** start **
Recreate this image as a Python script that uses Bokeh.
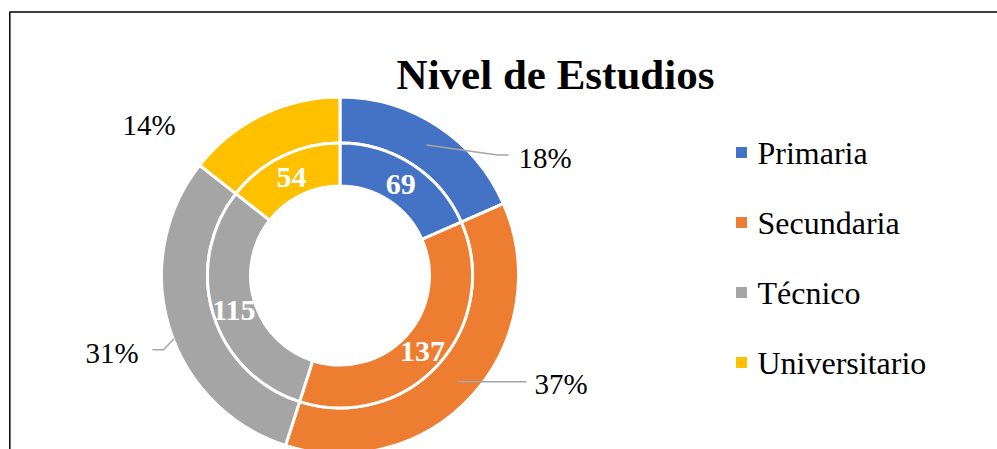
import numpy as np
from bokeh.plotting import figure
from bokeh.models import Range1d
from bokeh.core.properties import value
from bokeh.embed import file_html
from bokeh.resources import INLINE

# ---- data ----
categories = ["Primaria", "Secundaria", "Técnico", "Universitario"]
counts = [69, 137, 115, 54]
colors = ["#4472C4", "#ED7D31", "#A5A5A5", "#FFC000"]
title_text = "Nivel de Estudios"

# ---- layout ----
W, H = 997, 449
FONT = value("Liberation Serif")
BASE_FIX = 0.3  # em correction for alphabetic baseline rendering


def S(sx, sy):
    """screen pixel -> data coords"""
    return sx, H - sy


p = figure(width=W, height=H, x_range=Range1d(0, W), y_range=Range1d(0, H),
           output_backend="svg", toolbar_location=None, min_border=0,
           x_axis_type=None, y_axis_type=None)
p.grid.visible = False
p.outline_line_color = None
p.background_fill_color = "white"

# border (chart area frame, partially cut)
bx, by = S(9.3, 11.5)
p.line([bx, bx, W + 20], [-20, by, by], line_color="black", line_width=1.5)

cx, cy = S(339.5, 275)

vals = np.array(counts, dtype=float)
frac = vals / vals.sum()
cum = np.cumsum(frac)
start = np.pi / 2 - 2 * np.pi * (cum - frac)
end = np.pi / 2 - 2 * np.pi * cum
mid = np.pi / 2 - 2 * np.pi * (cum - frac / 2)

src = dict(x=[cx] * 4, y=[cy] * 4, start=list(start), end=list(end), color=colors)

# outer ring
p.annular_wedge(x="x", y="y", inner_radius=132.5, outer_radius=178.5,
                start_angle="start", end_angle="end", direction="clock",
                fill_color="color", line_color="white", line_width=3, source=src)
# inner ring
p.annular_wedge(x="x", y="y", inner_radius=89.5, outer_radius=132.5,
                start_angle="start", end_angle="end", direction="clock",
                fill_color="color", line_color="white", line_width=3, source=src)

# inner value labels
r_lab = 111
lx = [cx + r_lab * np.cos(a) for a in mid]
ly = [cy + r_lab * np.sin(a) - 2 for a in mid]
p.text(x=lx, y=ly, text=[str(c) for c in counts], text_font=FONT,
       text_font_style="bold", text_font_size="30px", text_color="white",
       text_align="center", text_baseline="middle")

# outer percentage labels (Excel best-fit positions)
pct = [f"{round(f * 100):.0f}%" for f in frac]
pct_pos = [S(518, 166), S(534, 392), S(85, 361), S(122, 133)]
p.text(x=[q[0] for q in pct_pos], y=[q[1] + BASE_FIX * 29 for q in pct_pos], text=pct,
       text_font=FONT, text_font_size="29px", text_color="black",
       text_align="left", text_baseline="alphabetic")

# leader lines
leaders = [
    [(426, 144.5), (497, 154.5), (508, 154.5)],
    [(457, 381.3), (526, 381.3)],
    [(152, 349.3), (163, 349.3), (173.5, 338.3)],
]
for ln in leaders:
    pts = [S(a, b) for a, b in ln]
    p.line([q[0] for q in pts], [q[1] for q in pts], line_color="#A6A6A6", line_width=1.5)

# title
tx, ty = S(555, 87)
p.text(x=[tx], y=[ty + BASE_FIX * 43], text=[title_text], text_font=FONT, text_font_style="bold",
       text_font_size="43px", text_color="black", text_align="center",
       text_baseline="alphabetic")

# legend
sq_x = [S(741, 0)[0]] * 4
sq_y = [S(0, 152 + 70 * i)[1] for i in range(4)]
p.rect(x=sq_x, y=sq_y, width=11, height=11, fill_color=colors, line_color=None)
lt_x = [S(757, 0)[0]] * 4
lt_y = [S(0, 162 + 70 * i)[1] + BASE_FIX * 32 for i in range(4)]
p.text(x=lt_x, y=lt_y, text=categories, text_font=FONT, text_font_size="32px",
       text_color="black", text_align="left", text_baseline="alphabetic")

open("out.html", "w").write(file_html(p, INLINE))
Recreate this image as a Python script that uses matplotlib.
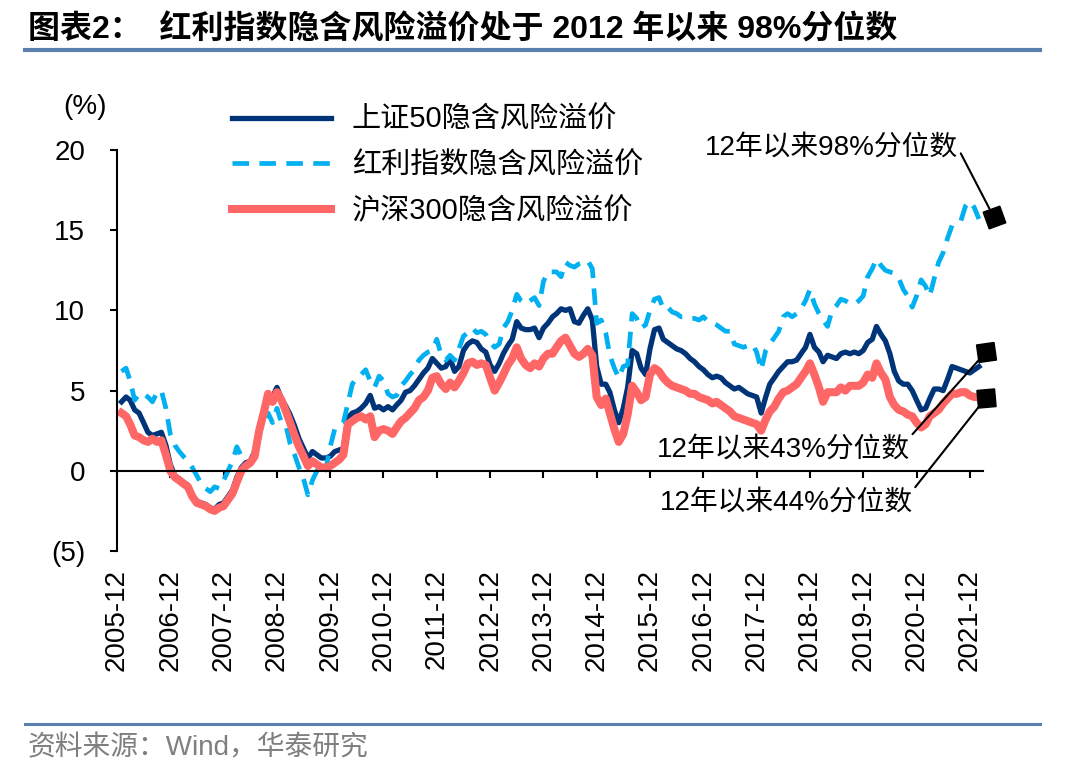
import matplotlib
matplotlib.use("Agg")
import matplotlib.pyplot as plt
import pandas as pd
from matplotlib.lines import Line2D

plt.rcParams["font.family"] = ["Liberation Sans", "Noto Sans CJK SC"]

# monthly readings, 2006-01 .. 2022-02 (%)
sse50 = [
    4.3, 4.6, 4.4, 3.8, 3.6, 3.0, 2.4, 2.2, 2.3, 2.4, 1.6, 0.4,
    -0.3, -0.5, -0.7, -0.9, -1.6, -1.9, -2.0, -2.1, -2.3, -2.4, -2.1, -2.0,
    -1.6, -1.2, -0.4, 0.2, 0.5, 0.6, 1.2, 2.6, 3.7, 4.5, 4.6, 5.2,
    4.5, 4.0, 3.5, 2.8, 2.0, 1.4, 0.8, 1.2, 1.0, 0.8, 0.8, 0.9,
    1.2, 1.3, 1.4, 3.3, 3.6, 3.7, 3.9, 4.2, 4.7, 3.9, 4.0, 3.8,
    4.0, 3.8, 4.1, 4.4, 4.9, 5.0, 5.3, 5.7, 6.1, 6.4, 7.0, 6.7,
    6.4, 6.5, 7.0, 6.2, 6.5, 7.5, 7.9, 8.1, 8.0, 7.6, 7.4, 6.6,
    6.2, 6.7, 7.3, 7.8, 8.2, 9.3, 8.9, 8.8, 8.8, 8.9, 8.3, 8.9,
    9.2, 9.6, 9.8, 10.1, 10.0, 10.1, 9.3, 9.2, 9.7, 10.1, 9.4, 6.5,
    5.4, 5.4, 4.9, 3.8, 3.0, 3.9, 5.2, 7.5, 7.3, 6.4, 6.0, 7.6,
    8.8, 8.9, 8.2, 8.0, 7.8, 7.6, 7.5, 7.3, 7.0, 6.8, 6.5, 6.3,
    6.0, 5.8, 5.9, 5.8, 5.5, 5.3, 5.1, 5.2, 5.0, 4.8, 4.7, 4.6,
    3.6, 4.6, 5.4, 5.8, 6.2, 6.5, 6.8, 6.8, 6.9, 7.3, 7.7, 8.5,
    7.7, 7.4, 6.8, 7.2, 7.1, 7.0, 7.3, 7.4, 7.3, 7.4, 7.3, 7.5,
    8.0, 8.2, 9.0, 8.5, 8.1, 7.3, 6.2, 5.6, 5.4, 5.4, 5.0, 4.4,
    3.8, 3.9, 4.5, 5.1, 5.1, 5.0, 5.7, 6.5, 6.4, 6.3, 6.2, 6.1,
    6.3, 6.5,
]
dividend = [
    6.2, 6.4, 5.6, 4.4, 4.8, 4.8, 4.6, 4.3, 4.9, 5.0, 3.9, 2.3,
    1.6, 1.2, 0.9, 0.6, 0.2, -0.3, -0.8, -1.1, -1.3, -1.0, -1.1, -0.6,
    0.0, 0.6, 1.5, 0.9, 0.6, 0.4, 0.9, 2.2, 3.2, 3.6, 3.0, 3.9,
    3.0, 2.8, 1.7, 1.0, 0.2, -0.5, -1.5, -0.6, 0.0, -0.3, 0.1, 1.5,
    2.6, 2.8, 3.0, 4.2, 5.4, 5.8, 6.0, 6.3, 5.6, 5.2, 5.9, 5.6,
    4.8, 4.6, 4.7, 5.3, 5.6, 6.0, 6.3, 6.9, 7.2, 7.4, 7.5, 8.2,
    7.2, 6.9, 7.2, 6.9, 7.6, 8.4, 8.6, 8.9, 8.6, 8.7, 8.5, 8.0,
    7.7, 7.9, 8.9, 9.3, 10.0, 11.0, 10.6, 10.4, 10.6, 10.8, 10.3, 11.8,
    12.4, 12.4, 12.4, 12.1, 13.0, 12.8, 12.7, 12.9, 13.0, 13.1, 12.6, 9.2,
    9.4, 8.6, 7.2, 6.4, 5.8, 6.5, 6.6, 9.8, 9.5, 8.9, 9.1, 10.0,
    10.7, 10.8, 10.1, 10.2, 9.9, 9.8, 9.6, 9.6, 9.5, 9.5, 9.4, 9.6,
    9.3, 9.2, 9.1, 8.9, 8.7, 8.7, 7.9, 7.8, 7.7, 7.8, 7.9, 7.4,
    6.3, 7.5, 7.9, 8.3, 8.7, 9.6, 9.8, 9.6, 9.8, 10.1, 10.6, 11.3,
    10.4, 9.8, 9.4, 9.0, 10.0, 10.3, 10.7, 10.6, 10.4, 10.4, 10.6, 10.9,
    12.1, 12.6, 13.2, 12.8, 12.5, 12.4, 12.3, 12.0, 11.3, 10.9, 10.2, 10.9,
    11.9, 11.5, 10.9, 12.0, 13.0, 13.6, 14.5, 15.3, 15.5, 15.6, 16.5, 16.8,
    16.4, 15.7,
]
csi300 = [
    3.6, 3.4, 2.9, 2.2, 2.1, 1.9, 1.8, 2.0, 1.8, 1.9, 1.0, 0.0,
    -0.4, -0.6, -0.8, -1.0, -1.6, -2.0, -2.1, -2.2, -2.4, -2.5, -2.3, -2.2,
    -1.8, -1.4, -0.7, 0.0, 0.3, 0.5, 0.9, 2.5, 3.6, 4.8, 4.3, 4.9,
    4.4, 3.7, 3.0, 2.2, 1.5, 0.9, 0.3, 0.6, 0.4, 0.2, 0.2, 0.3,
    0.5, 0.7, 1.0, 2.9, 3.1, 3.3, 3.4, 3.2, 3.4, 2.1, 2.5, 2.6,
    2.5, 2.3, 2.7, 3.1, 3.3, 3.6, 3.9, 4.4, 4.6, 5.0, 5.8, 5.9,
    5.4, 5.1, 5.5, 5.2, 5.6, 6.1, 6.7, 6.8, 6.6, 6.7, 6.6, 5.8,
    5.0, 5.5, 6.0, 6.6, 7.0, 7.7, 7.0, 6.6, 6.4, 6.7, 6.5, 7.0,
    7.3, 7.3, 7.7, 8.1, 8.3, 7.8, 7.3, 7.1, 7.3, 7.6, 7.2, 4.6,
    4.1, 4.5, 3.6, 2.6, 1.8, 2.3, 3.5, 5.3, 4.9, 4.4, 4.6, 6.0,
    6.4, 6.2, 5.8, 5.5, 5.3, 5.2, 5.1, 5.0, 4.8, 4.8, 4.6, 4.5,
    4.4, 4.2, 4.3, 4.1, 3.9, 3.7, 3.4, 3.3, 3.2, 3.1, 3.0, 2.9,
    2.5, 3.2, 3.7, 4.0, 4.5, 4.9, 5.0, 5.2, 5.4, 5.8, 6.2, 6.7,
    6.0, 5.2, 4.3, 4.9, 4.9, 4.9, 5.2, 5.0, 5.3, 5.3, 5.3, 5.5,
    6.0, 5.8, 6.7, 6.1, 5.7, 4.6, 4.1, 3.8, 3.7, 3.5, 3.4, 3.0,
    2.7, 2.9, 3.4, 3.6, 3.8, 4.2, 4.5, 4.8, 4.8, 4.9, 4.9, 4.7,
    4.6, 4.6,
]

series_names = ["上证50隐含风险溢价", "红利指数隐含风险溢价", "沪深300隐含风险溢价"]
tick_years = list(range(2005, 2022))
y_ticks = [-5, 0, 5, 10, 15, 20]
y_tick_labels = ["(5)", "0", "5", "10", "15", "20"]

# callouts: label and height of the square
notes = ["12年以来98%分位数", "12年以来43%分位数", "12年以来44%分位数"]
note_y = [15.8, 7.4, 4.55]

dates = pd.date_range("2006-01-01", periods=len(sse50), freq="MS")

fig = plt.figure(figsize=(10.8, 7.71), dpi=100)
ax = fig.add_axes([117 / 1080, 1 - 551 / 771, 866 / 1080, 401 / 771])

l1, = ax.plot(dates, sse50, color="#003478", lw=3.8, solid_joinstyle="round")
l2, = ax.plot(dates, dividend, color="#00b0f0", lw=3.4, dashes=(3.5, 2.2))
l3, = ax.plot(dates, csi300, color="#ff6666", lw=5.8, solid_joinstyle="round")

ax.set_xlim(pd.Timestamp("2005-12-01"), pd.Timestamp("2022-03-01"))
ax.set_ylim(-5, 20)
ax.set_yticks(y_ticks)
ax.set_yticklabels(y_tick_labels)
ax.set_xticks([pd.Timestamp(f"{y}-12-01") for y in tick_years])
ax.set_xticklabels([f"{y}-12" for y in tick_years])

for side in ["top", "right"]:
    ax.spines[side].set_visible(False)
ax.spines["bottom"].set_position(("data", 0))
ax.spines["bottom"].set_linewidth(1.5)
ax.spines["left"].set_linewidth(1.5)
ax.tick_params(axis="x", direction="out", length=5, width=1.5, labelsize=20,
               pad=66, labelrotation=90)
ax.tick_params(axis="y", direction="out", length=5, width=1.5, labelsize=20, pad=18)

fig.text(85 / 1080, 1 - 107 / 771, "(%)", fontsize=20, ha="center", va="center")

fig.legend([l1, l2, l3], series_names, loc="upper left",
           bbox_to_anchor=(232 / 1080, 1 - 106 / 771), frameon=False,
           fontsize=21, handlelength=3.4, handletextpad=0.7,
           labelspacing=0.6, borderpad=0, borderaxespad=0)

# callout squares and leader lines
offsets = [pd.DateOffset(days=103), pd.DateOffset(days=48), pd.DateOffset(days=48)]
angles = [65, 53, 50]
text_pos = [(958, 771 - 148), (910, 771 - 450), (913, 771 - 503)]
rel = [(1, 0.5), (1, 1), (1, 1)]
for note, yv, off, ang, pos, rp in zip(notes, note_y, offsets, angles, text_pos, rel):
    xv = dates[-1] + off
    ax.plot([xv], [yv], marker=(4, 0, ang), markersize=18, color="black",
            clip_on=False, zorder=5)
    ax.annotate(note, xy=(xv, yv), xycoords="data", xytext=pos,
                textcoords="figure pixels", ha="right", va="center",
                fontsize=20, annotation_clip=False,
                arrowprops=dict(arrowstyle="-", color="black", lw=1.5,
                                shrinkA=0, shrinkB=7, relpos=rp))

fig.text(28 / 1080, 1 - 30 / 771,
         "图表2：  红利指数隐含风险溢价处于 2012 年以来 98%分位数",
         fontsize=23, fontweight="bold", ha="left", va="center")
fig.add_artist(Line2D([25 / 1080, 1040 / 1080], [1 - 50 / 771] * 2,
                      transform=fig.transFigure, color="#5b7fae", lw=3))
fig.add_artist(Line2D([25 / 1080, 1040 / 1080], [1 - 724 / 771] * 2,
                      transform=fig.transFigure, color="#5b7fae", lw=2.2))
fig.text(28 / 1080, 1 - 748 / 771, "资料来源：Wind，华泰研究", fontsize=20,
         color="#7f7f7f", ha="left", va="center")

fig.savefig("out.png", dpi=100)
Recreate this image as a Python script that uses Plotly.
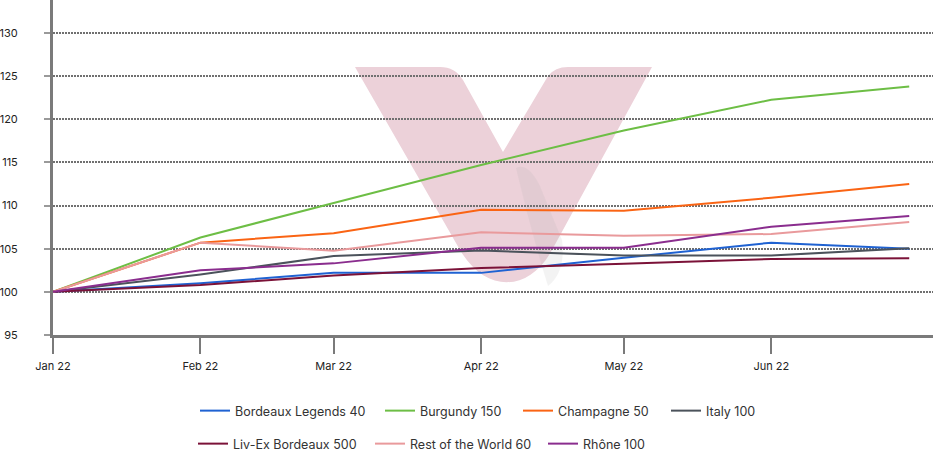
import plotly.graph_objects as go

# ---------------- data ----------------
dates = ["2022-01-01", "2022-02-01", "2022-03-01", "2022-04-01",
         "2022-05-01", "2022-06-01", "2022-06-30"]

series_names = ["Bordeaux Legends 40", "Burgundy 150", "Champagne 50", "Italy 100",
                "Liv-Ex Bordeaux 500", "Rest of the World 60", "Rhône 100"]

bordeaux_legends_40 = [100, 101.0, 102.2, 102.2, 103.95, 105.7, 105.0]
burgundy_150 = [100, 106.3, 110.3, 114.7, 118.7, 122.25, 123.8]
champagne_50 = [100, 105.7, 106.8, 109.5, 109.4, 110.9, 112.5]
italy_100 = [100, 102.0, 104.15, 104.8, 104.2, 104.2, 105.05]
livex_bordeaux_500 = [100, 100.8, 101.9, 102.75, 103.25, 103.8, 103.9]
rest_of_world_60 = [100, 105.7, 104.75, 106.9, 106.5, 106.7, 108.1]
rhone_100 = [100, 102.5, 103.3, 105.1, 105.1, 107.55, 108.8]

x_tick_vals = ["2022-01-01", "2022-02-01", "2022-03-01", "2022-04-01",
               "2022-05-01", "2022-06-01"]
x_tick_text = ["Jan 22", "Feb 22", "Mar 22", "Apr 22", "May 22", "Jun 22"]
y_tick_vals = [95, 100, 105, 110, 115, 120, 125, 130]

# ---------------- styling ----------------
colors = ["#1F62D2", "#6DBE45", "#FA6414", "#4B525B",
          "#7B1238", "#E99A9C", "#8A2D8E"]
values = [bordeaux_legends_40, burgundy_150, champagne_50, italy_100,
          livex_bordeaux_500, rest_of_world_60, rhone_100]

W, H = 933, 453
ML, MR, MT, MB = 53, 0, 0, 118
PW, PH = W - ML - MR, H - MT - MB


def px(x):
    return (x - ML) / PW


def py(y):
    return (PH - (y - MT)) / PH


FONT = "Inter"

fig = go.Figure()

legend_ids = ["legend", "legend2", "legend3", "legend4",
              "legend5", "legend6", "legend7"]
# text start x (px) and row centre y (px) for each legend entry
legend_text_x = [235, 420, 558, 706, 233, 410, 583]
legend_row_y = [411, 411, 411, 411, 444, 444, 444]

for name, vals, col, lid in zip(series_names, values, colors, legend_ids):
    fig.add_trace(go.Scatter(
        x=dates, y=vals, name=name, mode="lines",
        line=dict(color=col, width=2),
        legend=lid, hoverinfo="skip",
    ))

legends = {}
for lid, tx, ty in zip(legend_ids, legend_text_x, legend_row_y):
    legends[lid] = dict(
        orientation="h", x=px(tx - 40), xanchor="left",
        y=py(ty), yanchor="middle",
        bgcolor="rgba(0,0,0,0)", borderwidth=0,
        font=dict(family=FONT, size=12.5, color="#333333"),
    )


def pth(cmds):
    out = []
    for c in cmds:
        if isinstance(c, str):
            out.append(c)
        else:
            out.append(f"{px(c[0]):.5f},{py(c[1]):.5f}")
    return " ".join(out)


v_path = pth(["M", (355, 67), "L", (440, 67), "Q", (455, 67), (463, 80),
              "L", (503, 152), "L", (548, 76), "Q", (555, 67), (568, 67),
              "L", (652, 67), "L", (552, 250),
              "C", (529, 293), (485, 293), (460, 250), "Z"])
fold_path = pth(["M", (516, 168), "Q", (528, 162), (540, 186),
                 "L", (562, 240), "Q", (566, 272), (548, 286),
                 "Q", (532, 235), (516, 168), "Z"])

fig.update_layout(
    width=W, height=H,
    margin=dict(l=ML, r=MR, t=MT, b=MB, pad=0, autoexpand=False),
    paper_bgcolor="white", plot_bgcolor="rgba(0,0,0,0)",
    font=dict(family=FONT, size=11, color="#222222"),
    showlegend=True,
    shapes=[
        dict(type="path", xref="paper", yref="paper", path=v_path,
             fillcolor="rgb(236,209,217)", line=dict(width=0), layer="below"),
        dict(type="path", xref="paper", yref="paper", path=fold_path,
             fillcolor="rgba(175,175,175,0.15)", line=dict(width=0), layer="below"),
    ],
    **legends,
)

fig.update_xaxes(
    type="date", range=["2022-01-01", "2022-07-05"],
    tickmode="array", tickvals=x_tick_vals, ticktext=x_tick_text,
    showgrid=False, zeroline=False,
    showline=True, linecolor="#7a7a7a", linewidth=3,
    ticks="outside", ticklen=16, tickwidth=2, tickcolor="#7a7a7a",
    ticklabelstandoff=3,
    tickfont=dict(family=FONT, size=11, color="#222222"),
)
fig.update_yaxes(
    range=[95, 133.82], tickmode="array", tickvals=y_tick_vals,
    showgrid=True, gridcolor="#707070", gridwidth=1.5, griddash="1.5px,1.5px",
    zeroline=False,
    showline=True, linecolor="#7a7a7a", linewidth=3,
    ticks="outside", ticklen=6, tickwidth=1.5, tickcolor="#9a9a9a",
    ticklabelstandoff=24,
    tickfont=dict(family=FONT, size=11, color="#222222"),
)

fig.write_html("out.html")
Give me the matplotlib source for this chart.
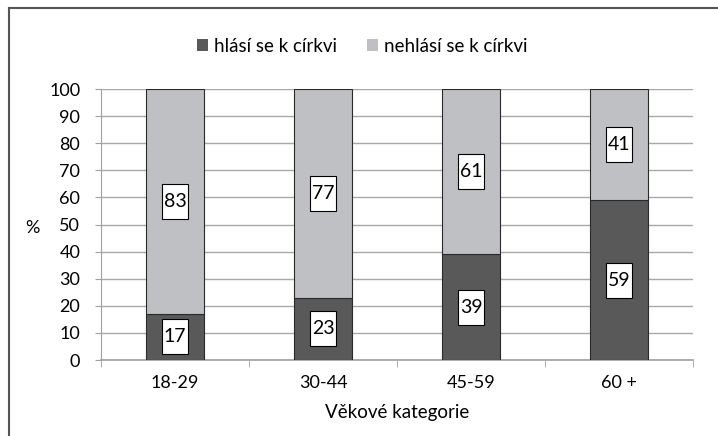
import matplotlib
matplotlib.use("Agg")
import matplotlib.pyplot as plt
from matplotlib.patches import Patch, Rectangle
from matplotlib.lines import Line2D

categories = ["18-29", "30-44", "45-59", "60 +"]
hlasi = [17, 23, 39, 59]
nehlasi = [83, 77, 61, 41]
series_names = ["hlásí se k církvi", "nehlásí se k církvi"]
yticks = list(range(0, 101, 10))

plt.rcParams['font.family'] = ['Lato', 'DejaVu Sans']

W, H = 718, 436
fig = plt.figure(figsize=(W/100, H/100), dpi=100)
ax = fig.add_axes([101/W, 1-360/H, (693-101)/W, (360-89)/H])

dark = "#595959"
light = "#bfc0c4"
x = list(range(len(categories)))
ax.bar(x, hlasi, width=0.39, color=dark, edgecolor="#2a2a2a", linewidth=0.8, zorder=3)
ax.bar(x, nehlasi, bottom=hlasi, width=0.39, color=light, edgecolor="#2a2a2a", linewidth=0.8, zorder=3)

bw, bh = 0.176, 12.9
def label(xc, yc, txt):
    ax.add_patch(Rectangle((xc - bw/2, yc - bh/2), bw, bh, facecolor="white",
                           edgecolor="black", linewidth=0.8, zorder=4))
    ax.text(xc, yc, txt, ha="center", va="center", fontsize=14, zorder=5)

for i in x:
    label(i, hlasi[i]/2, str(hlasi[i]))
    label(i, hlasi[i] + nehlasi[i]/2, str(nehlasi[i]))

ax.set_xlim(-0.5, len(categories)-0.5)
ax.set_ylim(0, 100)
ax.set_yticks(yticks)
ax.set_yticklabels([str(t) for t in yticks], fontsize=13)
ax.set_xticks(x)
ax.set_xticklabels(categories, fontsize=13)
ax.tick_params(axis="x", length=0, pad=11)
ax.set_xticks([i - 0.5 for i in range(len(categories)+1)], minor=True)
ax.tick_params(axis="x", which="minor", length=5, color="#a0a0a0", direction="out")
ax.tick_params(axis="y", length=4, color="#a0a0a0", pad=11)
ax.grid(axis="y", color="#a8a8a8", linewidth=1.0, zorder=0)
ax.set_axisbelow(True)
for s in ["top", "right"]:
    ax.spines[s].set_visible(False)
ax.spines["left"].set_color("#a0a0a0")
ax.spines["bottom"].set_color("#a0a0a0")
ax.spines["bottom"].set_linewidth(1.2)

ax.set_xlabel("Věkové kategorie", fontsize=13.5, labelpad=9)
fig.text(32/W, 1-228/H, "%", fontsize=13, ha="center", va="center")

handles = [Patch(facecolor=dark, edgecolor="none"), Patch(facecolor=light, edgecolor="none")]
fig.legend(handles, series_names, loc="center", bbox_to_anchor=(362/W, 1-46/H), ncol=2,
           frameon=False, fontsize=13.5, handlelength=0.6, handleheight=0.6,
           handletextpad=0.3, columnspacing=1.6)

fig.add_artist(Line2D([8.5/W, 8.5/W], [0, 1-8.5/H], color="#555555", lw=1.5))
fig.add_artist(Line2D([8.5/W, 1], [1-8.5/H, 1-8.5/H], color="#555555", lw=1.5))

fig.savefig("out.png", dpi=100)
** end **
• _WRITTEN REQUEST_: Transcribe exactly, please, the lines between the start of the records above and the line holding "from bokeh.resources import INLINE", counting both of those lines and omitting pictures.

• _RESULT FOR THIS TASK_:
Recreate this image as a Python script that uses Bokeh.
import numpy as np
from bokeh.plotting import figure
from bokeh.models import Range1d
from bokeh.core.properties import value
from bokeh.embed import file_html
from bokeh.resources import INLINE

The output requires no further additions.